Сказались долгие дни военной муштры -- приказы выполнялись быстро и четко.

Четыре десятка разведчиков готовы были разъехаться по заставам Дальнолесья, а еще один вместе со Звингардом и зеленоволосой Темкой дожидался прилета огромной птицы во внутреннем дворе. Внезапно над деревьями метнулась крылатая тень, на короткое мгновение ослепив бойцов на стенах всполохом серебра, и симуран, чуть припадая на одно крыло, тяжело опустился на мост. Лапы его глухо стукнули о бревна, туловище слегка завалилось, и птице пришлось опереться на костяной нарост сгиба крыла, чтобы не полететь кубарем в ров.

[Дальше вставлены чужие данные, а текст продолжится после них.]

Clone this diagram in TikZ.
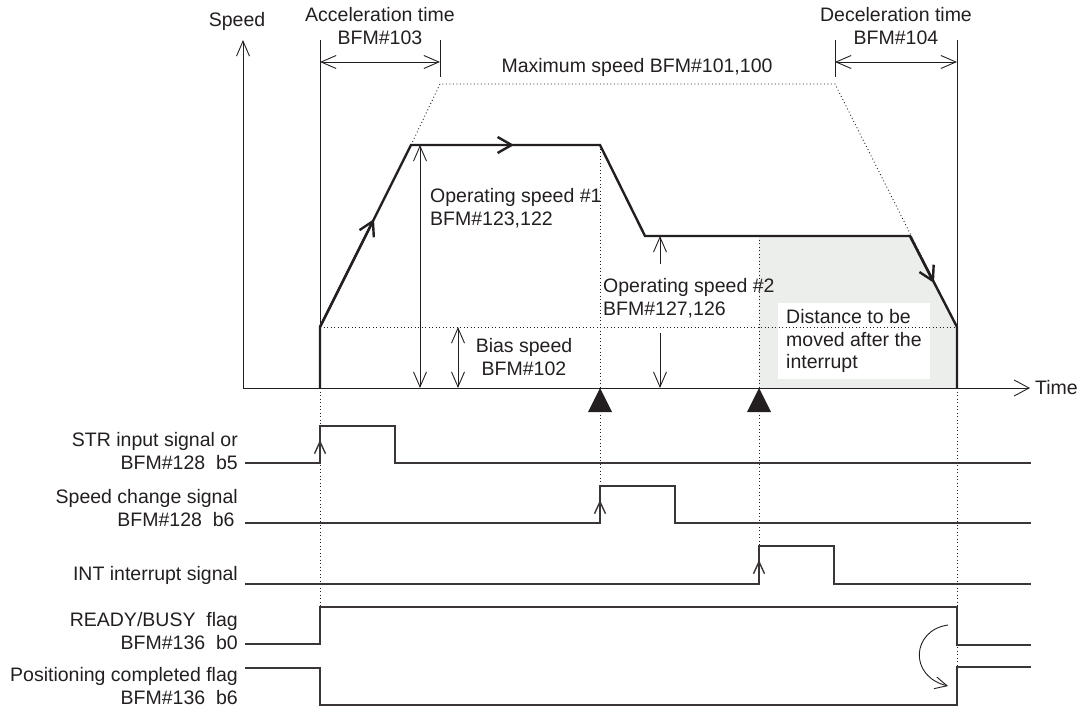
\documentclass[tikz,border=0pt]{standalone}
\usepackage{fontspec}
\setmainfont{Liberation Sans}
\usetikzlibrary{arrows.meta}
\definecolor{ink}{HTML}{231F20}
\definecolor{sig}{HTML}{3A3536}
\definecolor{areagray}{HTML}{ECEEEC}
\begin{document}
\begin{tikzpicture}[x=1pt,y=-1pt,
  every node/.style={text=ink,font=\fontsize{19.5}{22.5}\selectfont,inner sep=0pt},
  thinline/.style={draw=ink,line width=0.9pt},
  dotline/.style={draw=ink,line width=0.9pt,dash pattern=on 0.9pt off 2.6pt},
  profile/.style={draw=ink,line width=2.4pt,line join=miter},
  sigline/.style={draw=sig,line width=1.4pt},
  barb/.style={-{Straight Barb[length=15pt,width=13pt]}},
  dbarb/.style={{Straight Barb[length=15pt,width=13pt]}-{Straight Barb[length=15pt,width=13pt]}},
  pbarb/.style={-{Straight Barb[length=14pt,width=16pt]}},
  ebarb/.style={-{Straight Barb[length=12pt,width=11pt]}}]
\useasboundingbox (0,0) rectangle (1086,709);

% key coordinates
\coordinate (O) at (243,388);
\coordinate (Ytop) at (243,40);
\coordinate (Xend) at (1030,388);
\coordinate (S0) at (320,388);
\coordinate (S1) at (320,327);
\coordinate (A1) at (411,145);
\coordinate (A2) at (600,145);
\coordinate (B1) at (645,236);
\coordinate (B2) at (910,236);
\coordinate (E1) at (957,327);
\coordinate (E0) at (957,388);
\coordinate (I0) at (759,236);
\coordinate (I1) at (759,388);

% shaded distance region
\fill[areagray] (I0) -- (B2) -- (E1) -- (E0) -- (I1) -- cycle;
\node[fill=white,minimum width=152pt,minimum height=76pt] (boxbg) at (854,341) {};
\node[anchor=west,align=left] (dist) at (786,341) {Distance to be\\moved after the\\interrupt};

% axes
\draw[thinline,barb] (O) -- (Ytop);
\draw[thinline,-{Straight Barb[length=15pt,width=16pt]}] (O) -- (Xend);
\node[anchor=west] (timelbl) at (1035,388) {Time};
\node (speedlbl) at (237,21) {Speed};

% reference lines
\coordinate (R1t) at (320,40);
\coordinate (R2t) at (957,40);
\coordinate (T1t) at (440,40);
\coordinate (T1b) at (440,77);
\coordinate (T2t) at (835,40);
\coordinate (T2b) at (835,77);
\draw[thinline] (R1t) -- (S1);
\draw[thinline] (R2t) -- (E1);
\draw[thinline] (T1t) -- (T1b);
\draw[thinline] (T2t) -- (T2b);
\coordinate (D1a) at (320,62);
\coordinate (D1b) at (440,62);
\coordinate (D2a) at (835,62);
\coordinate (D2b) at (957,62);
\draw[thinline,dbarb] (D1a) -- (D1b);
\draw[thinline,dbarb] (D2a) -- (D2b);
\node[align=center] (acc) at (380,26) {Acceleration time\\BFM\#103};
\node[align=center] (dec) at (896,26) {Deceleration time\\BFM\#104};

% maximum speed (dotted)
\coordinate (M1) at (440,84);
\coordinate (M2) at (835,84);
\draw[dotline] (A1) -- (M1) -- (M2) -- (E1);
\node (maxlbl) at (637,67) {Maximum speed BFM\#101,100};

% bias dotted
\draw[dotline] (S1) -- (E1);

% vertical dotted guides
\coordinate (G1) at (320,607);
\coordinate (G2) at (600,486);
\coordinate (G3) at (759,546);
\coordinate (G4) at (957,667);
\draw[dotline] (S0) -- (G1);
\draw[dotline] (A2) -- (G2);
\draw[dotline] (I0) -- (G3);
\draw[dotline] (E0) -- (G4);

% speed profile
\draw[profile] (S0) -- (S1) -- (A1) -- (A2) -- (B1) -- (B2) -- (E1) -- (E0);
\coordinate (P1) at (374,219);
\coordinate (P2) at (514,145);
\coordinate (P3) at (934,283);
\draw[draw=ink,line width=2.4pt,pbarb] (S1) -- (P1);
\draw[draw=ink,line width=2.4pt,pbarb] (A1) -- (P2);
\draw[draw=ink,line width=2.4pt,pbarb] (B2) -- (P3);

% operating speed arrows
\coordinate (OS1t) at (420,145);
\coordinate (OS1b) at (420,388);
\draw[thinline,dbarb] (OS1b) -- (OS1t);
\node[anchor=west,align=left] (op1) at (430,208) {Operating speed \#1\\BFM\#123,122};
\coordinate (BSt) at (458,327);
\coordinate (BSb) at (458,388);
\draw[thinline,dbarb] (BSb) -- (BSt);
\node[align=center] (bias) at (524,357) {Bias speed\\BFM\#102};
\coordinate (OS2a) at (660,264);
\coordinate (OS2t) at (660,236);
\coordinate (OS2c) at (660,333);
\coordinate (OS2b) at (660,388);
\draw[thinline,barb] (OS2a) -- (OS2t);
\draw[thinline,barb] (OS2c) -- (OS2b);
\node[anchor=west,align=left] (op2) at (603,298) {Operating speed \#2\\BFM\#127,126};

% triangles
\fill[ink] (600,388) -- (612,412) -- (588,412) -- cycle;
\fill[ink] (759,388) -- (771,412) -- (747,412) -- cycle;

% signals
\draw[sigline] (245,463) -- (320,463) -- (320,426) -- (395,426) -- (395,463) -- (1031,463);
\draw[sigline,ebarb] (320,463) -- (320,440);
\draw[sigline] (245,523) -- (600,523) -- (600,486) -- (675,486) -- (675,523) -- (1031,523);
\draw[sigline,ebarb] (600,523) -- (600,500);
\draw[sigline] (245,584) -- (759,584) -- (759,546) -- (834,546) -- (834,584) -- (1031,584);
\draw[sigline,ebarb] (759,584) -- (759,560);
\draw[sigline] (245,644) -- (320,644) -- (320,607) -- (957,607) -- (957,645) -- (1031,645);
\draw[sigline] (245,668) -- (320,668) -- (320,705) -- (957,705) -- (957,667) -- (1031,667);

% curved arrow
\coordinate (C1) at (948,625);
\coordinate (C2) at (948,686);
\draw[draw=ink,line width=0.9pt,-{Straight Barb[length=12pt,width=12pt]}] (C1) .. controls (912,630) and (908,676) .. (C2);

% signal labels
\node[anchor=east,align=right] (str) at (238,451) {STR input signal or\\BFM\#128\ \ b5};
\node[anchor=east,align=right] (spc) at (238,508) {Speed change signal\\BFM\#128\ \ b6\,};
\node[anchor=east] (intl) at (238,575) {INT interrupt signal};
\node[anchor=east,align=right] (rdy) at (238,631) {READY/BUSY\ \ flag\\BFM\#136\ \ b0};
\node[anchor=east,align=right] (pos) at (238,686) {Positioning completed flag\\BFM\#136\ \ b6};
\end{tikzpicture}
\end{document}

Симуран болезненно заклекотал, зашипел, вырулил хвостом и с трудом выпрямился. А потом медленно повернул шею и, схватив клювом, буквально вывалил на мост седоков одного за другим. Первый, впрочем, тут же вскочил, пошатываясь, хватаясь за крыло симурана, и побрел к краю моста. Рох с изумлением узнал в нем мевретта Алиелора Сианна и, проскользнув под зубастым клювом, успел подхватить за шкирку, чтобы тот не навернулся.